And here’s to you Mrs Mary Robinson

By Susan McKay Irish News Columnist
26/08/08

There’s something about Mary Robinson. As one of the world’s leading human rights activists, she is a formidable woman and an outstandingly brave one. She moves among world leaders and is a personal friend of Nelson Mandela’s. But she has not lost her belief in the importance of the local and the power of the individual to change the world. She has, above all, a rare ability to inspire.

After the former president addressed the McCluskey Summer School in Carlingford at the weekend, a young woman in the audience spoke about how she’d taken part with thousands of others in marches in Dublin against the war in Iraq but felt that these protests had just been ignored. “I feel helpless and disillusioned as a young person,” she said.

Mrs Robinson urged against despair. The marches had been an important corrective to what the majority of Americans now recognised as “a huge mistake”, she said, a mistake for which we would be paying the price for decades. It had never been more important or necessary for young people to be politically aware and active, she said.

Referring to a forthcoming Oxfam report called ‘Climate Wrongs and Human Rights’, the former president said that a sense of urgency was required.

“Our world is hurtling towards destruction,” she said. “By 2055 we may have 100 million environmental refugees fleeing desertification and flooding.” We had at most two decades before climate change became irreversible.

“All we’ve learned about human rights will be challenged as never before,” she said. “That is the way I will be moving forward.”

The personal is the political.

Mary Robinson has been looking after her grandchildren in Mayo this summer, and said that in 2055 they will be in their fifties.

She was speaking at the McCluskey Summer School to mark the 40th anniversary of the civil rights movement, with a focus on challenges to civil rights in Ireland today.

Mrs Robinson explicitly criticised the Irish government for its plans to “pare down on the cheap” bodies set up to fight inequality and poverty. There was still much to be done. The Travelling community in particular was “still suffering”.

When Austin Currie raised the issue of those who were “disappeared” by the IRA, she agreed that this was a “terrible crime against international humanitarian law”. Then she broadened it out from the local, likening it to the use of “extraordinary rendition” by the current US regime.
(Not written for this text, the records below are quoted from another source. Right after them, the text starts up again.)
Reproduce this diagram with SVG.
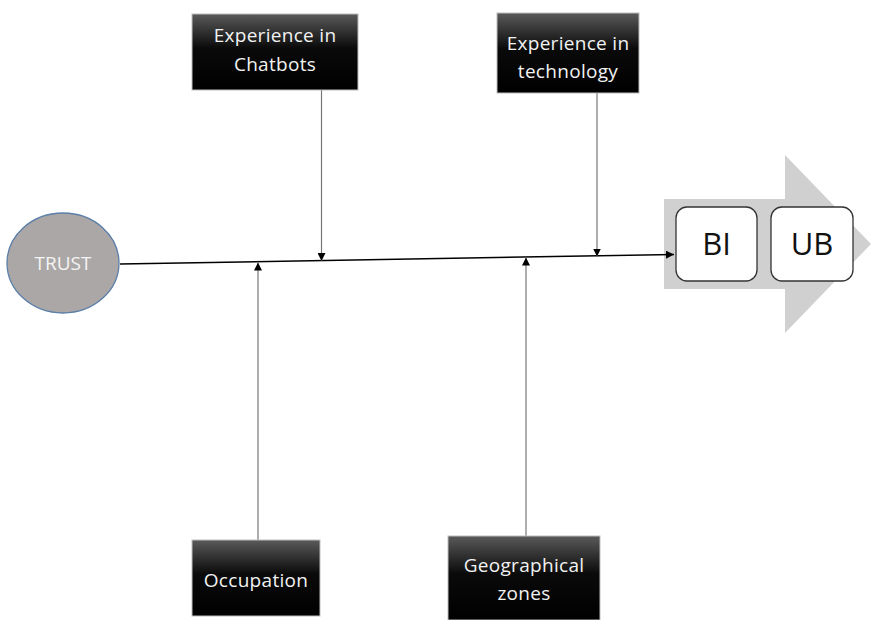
<svg xmlns="http://www.w3.org/2000/svg" width="871" height="620" viewBox="0 0 871 620">
  <defs>
    <linearGradient id="boxFill" x1="0" y1="0" x2="0" y2="1">
      <stop offset="0" stop-color="#5a5a5a"/>
      <stop offset="0.45" stop-color="#0a0a0a"/>
      <stop offset="1" stop-color="#000"/>
    </linearGradient>
    <marker id="tip" viewBox="0 0 10 10" refX="10" refY="5" markerWidth="8" markerHeight="8" markerUnits="userSpaceOnUse" orient="auto">
      <path d="M0,0 L10,5 L0,10 z" fill="#000"/>
    </marker>
  </defs>
  <style>
    .box { fill: url(#boxFill); stroke: #bdbdbd; stroke-width: 1; }
    .boxText { fill: #f2f2f2; font-family: "Open Sans", "Liberation Sans", sans-serif; font-size: 19px; text-anchor: middle; letter-spacing: 0.3px; }
    .feed { stroke: #777; stroke-width: 1.2; fill: none; }
    .stage { fill: #fff; stroke: #333; stroke-width: 1.3; }
    .stageText { fill: #111; font-family: "Open Sans", "Liberation Sans", sans-serif; font-size: 31px; text-anchor: middle; }
  </style>

  <rect width="871" height="620" fill="#fff"/>

  <!-- outcome arrow with stages -->
  <g id="outcome">
    <polygon points="664,199 785,199 785,155 871,244 785,333 785,289 664,289" fill="#d0d0d0"/>
  </g>
  <g id="bi">
    <rect class="stage" x="676" y="207" width="81" height="74" rx="11"/>
    <text class="stageText" x="716.5" y="255">BI</text>
  </g>
  <g id="ub">
    <rect class="stage" x="771" y="207" width="82" height="74" rx="11"/>
    <text class="stageText" x="812" y="255">UB</text>
  </g>

  <!-- connectors -->
  <g id="connectors">
    <line x1="120" y1="264" x2="674" y2="254.5" stroke="#000" stroke-width="1.5" marker-end="url(#tip)"/>
    <line class="feed" x1="321.5" y1="90" x2="321.5" y2="261" marker-end="url(#tip)"/>
    <line class="feed" x1="597" y1="93" x2="597" y2="256.5" marker-end="url(#tip)"/>
    <line class="feed" x1="258" y1="540" x2="258" y2="262.5" marker-end="url(#tip)"/>
    <line class="feed" x1="526" y1="536" x2="526" y2="257.5" marker-end="url(#tip)"/>
  </g>

  <!-- source -->
  <g id="trust">
    <ellipse cx="63" cy="263" rx="56" ry="50" fill="#aba7a7" stroke="#5b7fa8" stroke-width="1.3"/>
    <text x="63" y="270" fill="#f4f4f4" font-family="'Open Sans', 'Liberation Sans', sans-serif" font-size="19" text-anchor="middle">TRUST</text>
  </g>

  <!-- contributing factors -->
  <g id="exp-chatbots">
    <rect class="box" x="192" y="14" width="166" height="76"/>
    <text class="boxText" x="275" y="42">Experience in</text>
    <text class="boxText" x="275" y="71">Chatbots</text>
  </g>
  <g id="exp-technology">
    <rect class="box" x="497" y="13" width="142" height="80"/>
    <text class="boxText" x="568" y="50">Experience in</text>
    <text class="boxText" x="568" y="78">technology</text>
  </g>
  <g id="occupation">
    <rect class="box" x="192" y="540" width="128" height="76"/>
    <text class="boxText" x="256" y="587">Occupation</text>
  </g>
  <g id="geo-zones">
    <rect class="box" x="448" y="536" width="152" height="84"/>
    <text class="boxText" x="524" y="572">Geographical</text>
    <text class="boxText" x="524" y="600">zones</text>
  </g>
</svg>
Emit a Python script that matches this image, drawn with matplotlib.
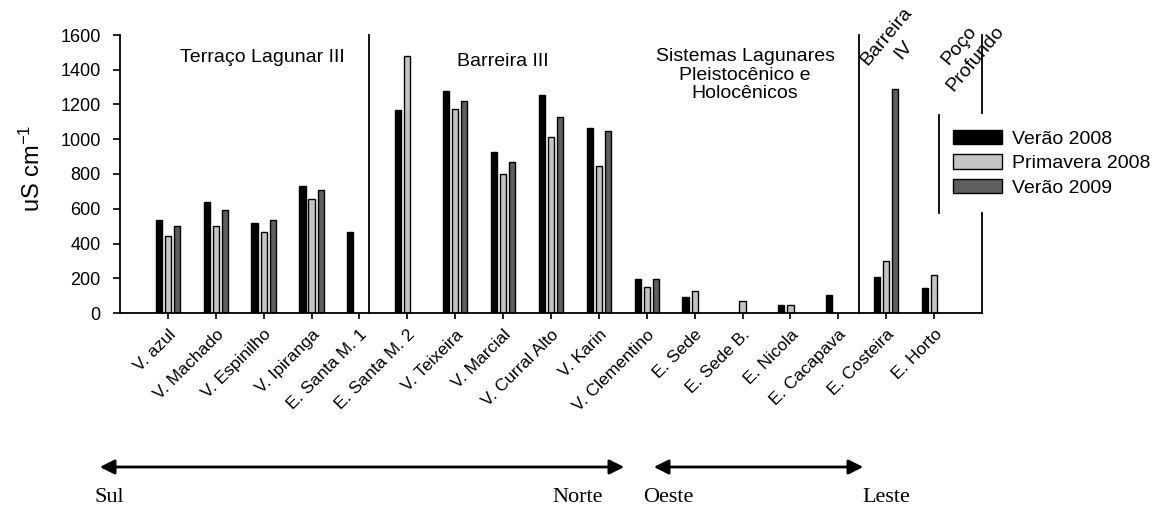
import matplotlib
matplotlib.use("Agg")
import matplotlib.pyplot as plt
import numpy as np

plt.rcParams["font.family"] = ["Liberation Sans", "DejaVu Sans"]
plt.rcParams["mathtext.default"] = "regular"

W, H = 1166, 509

sites = [
    "V. azul", "V. Machado", "V. Espinilho", "V. Ipiranga", "E. Santa M. 1",
    "E. Santa M. 2", "V. Teixeira", "V. Marcial", "V. Curral Alto", "V. Karin",
    "V. Clementino", "E. Sede", "E. Sede B.", "E. Nicola", "E. Cacapava",
    "E. Costeira", "E. Horto",
]
nan = np.nan
verao_2008 = [533, 638, 519, 729, 469, 1167, 1279, 927, 1254, 1067,
              196, 92, nan, 48, 106, 207, 144]
primavera_2008 = [446, 498, 465, 658, nan, 1479, 1173, 802, 1013, 846,
                  150, 129, 67, 44, nan, 302, 219]
verao_2009 = [500, 590, 533, 706, nan, nan, 1221, 869, 1129, 1046,
              196, nan, nan, nan, nan, 1292, nan]

series = [
    ("Verão 2008", verao_2008, "#000000"),
    ("Primavera 2008", primavera_2008, "#c4c4c4"),
    ("Verão 2009", verao_2009, "#5e5e5e"),
]

fig = plt.figure(figsize=(W / 100, H / 100), dpi=100)
ax = fig.add_axes([120 / W, 196 / H, 862 / W, 278 / H])

x = np.arange(len(sites))
width = 0.13
offsets = [-0.19, 0.0, 0.19]
for (label, vals, color), off in zip(series, offsets):
    ax.bar(x + off, vals, width, color=color, edgecolor="black", linewidth=1, label=label)

ax.set_xlim(-1, 17)
ax.set_ylim(0, 1600)
ax.set_yticks(np.arange(0, 1601, 200))
ax.set_xticks(x)
ax.set_xticklabels(sites, rotation=45, ha="right", va="top", rotation_mode="anchor")
ax.tick_params(axis="y", direction="out", length=5, width=1.2, pad=9, labelsize=13)
ax.tick_params(axis="x", direction="out", length=4, width=1.2, pad=6, labelsize=12.5)
for side in ["top", "right"]:
    ax.spines[side].set_visible(False)
for side in ["left", "bottom"]:
    ax.spines[side].set_linewidth(1.3)

# section separators
ax.plot([4.19, 4.19], [0, 1600], color="black", lw=1.3, clip_on=False)
ax.plot([14.43, 14.43], [0, 1600], color="black", lw=1.3, clip_on=False)
ax.plot([17, 17], [0, 575], color="black", lw=1.3, clip_on=False)
ax.plot([17, 17], [1151, 1600], color="black", lw=1.3, clip_on=False)
ax.plot([16.1, 16.1], [575, 1140], color="black", lw=1.3, clip_on=False)

# section labels
fig.text(262 / W, 1 - 57 / H, "Terraço Lagunar III", ha="center", va="center", fontsize=14)
fig.text(503 / W, 1 - 62 / H, "Barreira III", ha="center", va="center", fontsize=14)
fig.text(745 / W, 1 - 75 / H, "Sistemas Lagunares\nPleistocênico e\nHolocênicos",
         ha="center", va="center", fontsize=14, linespacing=1.15)
fig.text(895 / W, 1 - 43 / H, "Barreira\nIV", ha="center", va="center", fontsize=14,
         rotation=50, rotation_mode="anchor", linespacing=1.35)
fig.text(967 / W, 1 - 52 / H, "Poço\nProfundo", ha="center", va="center", fontsize=14,
         rotation=50, rotation_mode="anchor", linespacing=1.3)

fig.text(32 / W, 1 - 168 / H, "uS cm$^{-1}$", rotation=90, ha="center", va="center", fontsize=17)

ax.legend(loc="upper left", bbox_to_anchor=(953 / W, 1 - 130 / H),
          bbox_transform=fig.transFigure, frameon=False, fontsize=14,
          handlelength=2.5, handleheight=0.75, handletextpad=0.55,
          labelspacing=0.33, borderpad=0, borderaxespad=0)

# direction arrows
arrow = dict(arrowstyle="<|-|>", color="black", lw=2, mutation_scale=22)
ax.annotate("", xy=(627 / W, 1 - 467 / H), xytext=(97 / W, 1 - 467 / H),
            xycoords="figure fraction", arrowprops=arrow, annotation_clip=False)
ax.annotate("", xy=(866 / W, 1 - 467 / H), xytext=(651 / W, 1 - 467 / H),
            xycoords="figure fraction", arrowprops=arrow, annotation_clip=False)
serif = ["Liberation Serif", "DejaVu Serif"]
for txt, px in [("Sul", 95), ("Norte", 552), ("Oeste", 643), ("Leste", 862)]:
    fig.text(px / W, 1 - 497 / H, txt, ha="left", va="center", fontsize=16, family=serif)

fig.savefig("out.png", dpi=100)
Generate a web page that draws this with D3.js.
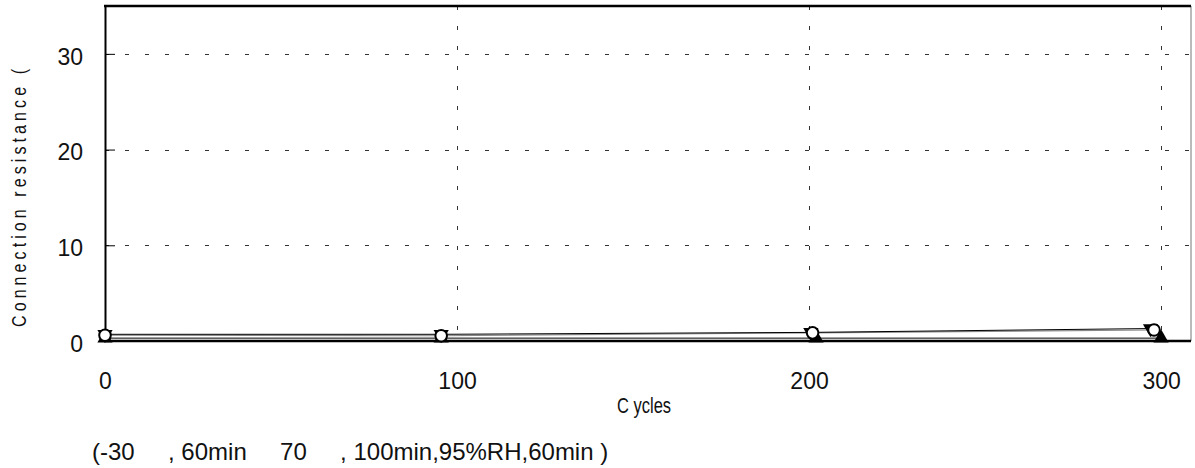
<!DOCTYPE html>
<html>
<head>
<meta charset="utf-8">
<script src="https://cdn.jsdelivr.net/npm/d3@7/dist/d3.min.js"></script>
<style>
  html, body { margin: 0; padding: 0; background: #fff; }
  svg { display: block; font-family: "Liberation Sans", Arial, sans-serif; }
</style>
</head>
<body>
<svg id="chart" width="1195" height="468"></svg>
<script>
// Cycle ticks and axis ranges
const xTicks = [0, 100, 200, 300];
const yTicks = [0, 10, 20, 30];
const xMax = 308.5;
const yMax = 35;

// Measured samples (cycle position, resistance)
const cyclesDown = [0, 95.5, 200.5, 297];
const valuesDown = [0.7, 0.7, 0.9, 1.3];
const cyclesCircle = [0, 95.5, 201, 298];
const valuesCircle = [0.6, 0.55, 0.85, 1.15];
const cyclesUp = [0, 95.5, 202, 300];
const valuesUp = [0.3, 0.3, 0.3, 0.3];

const yLabel = "Connection resistance (";
const xLabel = "C ycles";
const note = "(-30     , 60min     70     , 100min,95%RH,60min )";

const svg = d3.select("#chart");
const plotLeft = 105, plotRight = 1191, plotTop = 6, plotBottom = 341;

const x = d3.scaleLinear().domain([0, xMax]).range([plotLeft, plotRight]);
const y = d3.scaleLinear().domain([0, yMax]).range([plotBottom, plotTop]);

// dashed grid
const grid = svg.append("g").attr("stroke", "#333").attr("stroke-width", 1)
  .attr("stroke-dasharray", "4,16").attr("shape-rendering", "crispEdges");
grid.selectAll("line.h").data(yTicks.filter(d => d > 0)).enter().append("line")
  .attr("x1", plotLeft).attr("x2", plotRight)
  .attr("y1", d => Math.round(y(d)) + 0.5).attr("y2", d => Math.round(y(d)) + 0.5);
grid.selectAll("line.v").data(xTicks.filter(d => d > 0)).enter().append("line")
  .attr("y1", plotTop).attr("y2", plotBottom)
  .attr("x1", d => Math.round(x(d)) + 0.5).attr("x2", d => Math.round(x(d)) + 0.5);

// right frame edge
svg.append("line").attr("x1", plotRight).attr("x2", plotRight).attr("y1", plotTop).attr("y2", plotBottom)
  .attr("stroke", "#777").attr("stroke-width", 1);

// y axis
const yAxis = d3.axisLeft(y).tickValues(yTicks).tickSizeInner(-10).tickSizeOuter(0).tickPadding(22);
const gy = svg.append("g").attr("transform", `translate(${plotLeft},0)`).call(yAxis);
gy.select(".domain").attr("stroke", "#000").attr("stroke-width", 2);
gy.selectAll(".tick line").attr("stroke", "#000").attr("stroke-width", 1);
gy.selectAll(".tick text").attr("font-size", 23).attr("fill", "#111")
  .attr("font-family", "Liberation Sans, Arial, sans-serif").attr("dy", "0.45em");

// x axis
const xAxis = d3.axisBottom(x).tickValues(xTicks).tickSize(0).tickPadding(32);
const gx = svg.append("g").attr("transform", `translate(0,${plotBottom})`).call(xAxis);
gx.select(".domain").remove();
gx.selectAll(".tick text").attr("font-size", 23).attr("fill", "#111")
  .attr("font-family", "Liberation Sans, Arial, sans-serif");

// series lines
const pts = (xs, ys) => xs.map((c, i) => [c, ys[i]]);
const line = d3.line().x(d => x(d[0])).y(d => y(d[1]));
svg.append("path").datum(pts(cyclesUp, valuesUp)).attr("d", line)
  .attr("fill", "none").attr("stroke", "#000").attr("stroke-width", 1);
svg.append("path").datum(pts(cyclesCircle, valuesCircle)).attr("d", line)
  .attr("fill", "none").attr("stroke", "#888").attr("stroke-width", 1.2);
svg.append("path").datum(pts(cyclesDown, valuesDown)).attr("d", line)
  .attr("fill", "none").attr("stroke", "#000").attr("stroke-width", 1);

// bottom axis line and top frame edge
svg.append("line").attr("x1", plotLeft - 1).attr("x2", plotRight).attr("y1", plotBottom).attr("y2", plotBottom)
  .attr("stroke", "#000").attr("stroke-width", 2.5);
svg.append("line").attr("x1", plotLeft - 1).attr("x2", plotRight).attr("y1", plotTop).attr("y2", plotTop)
  .attr("stroke", "#000").attr("stroke-width", 2.5);

// markers
const triUp = d3.symbol().type(d3.symbolTriangle).size(100);
svg.append("g").selectAll("path").data(pts(cyclesUp, valuesUp)).enter().append("path")
  .attr("d", triUp).attr("transform", d => `translate(${x(d[0])},${y(d[1])})`)
  .attr("fill", "#000");
svg.append("g").selectAll("path").data(pts(cyclesDown, valuesDown)).enter().append("path")
  .attr("d", triUp).attr("transform", d => `translate(${x(d[0])},${y(d[1])}) rotate(180)`)
  .attr("fill", "#000");
svg.append("g").selectAll("circle").data(pts(cyclesCircle, valuesCircle)).enter().append("circle")
  .attr("cx", d => x(d[0])).attr("cy", d => y(d[1])).attr("r", 5.8)
  .attr("fill", "#fff").attr("stroke", "#000").attr("stroke-width", 2);

// axis titles (narrow face, widely tracked)
svg.append("text").attr("transform", "translate(26,198) rotate(-90) scale(0.8,1)")
  .attr("text-anchor", "middle").attr("font-size", 20)
  .attr("textLength", 258 / 0.8).attr("lengthAdjust", "spacing")
  .attr("fill", "#111").text(yLabel);
svg.append("text").attr("transform", "translate(617,413) scale(0.75,1)")
  .attr("font-size", 22).attr("fill", "#111").style("white-space", "pre").text(xLabel);

// test condition note
svg.append("text").attr("x", 92).attr("y", 460).attr("font-size", 24)
  .attr("fill", "#111").style("white-space", "pre").text(note);
</script>
</body>
</html>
This involves the abduction of those deemed to be terrorist suspects who are then taken to countries where they can be tortured with impunity.

Mrs Robinson said she was concerned about “European complicity” in rendition. Amnesty International has recently reported that Ireland is engaged in such complicity, by allowing CIA planes involved in rendition flights to use Shannon airport for refuelling.

A young northern man asked Mrs Robinson if she felt the Special Criminal Court in Dublin was engaging in “a form of internment”. He referred to the remand of northern republicans who were opposed to the Good Friday Agreement.

“I am very sympathetic to the critique of the Special Criminal Court given,” the former president said.

She said there was a potential for corruption in the powers given to the court which needed serious analysis.

Inevitably, given her past association as a lawyer with the cause of Irish women campaigning for the right to choose abortion, there was a question about the “pre-born”. She replied that too little attention was paid to the thousands of women who die across the world each year because of “botched abortions”. It might be better if women always felt in a position to proceed with pregnancy, she said, “but at least women should have the right to safe terminations.”

She was diplomatic in response to a comment from civil rights veteran Anne Carr, who said that in her work with “the Protestant unionist loyalist community,” she was finding it difficult to convince people of the need for a bill of rights. Mrs Robinson said that she had “sensed that the early vibrancy of the movement for a bill of rights had gone” and urged further dialogue.

She praised the courage and passion of those who were regarded as “troublemakers” when they set out to fight discrimination and to get civil rights here. At this end of the “long, anguished road to where we are today” there was still a compelling need for “concerted citizen action” and for passionate belief in human rights. She’s brilliant, this woman.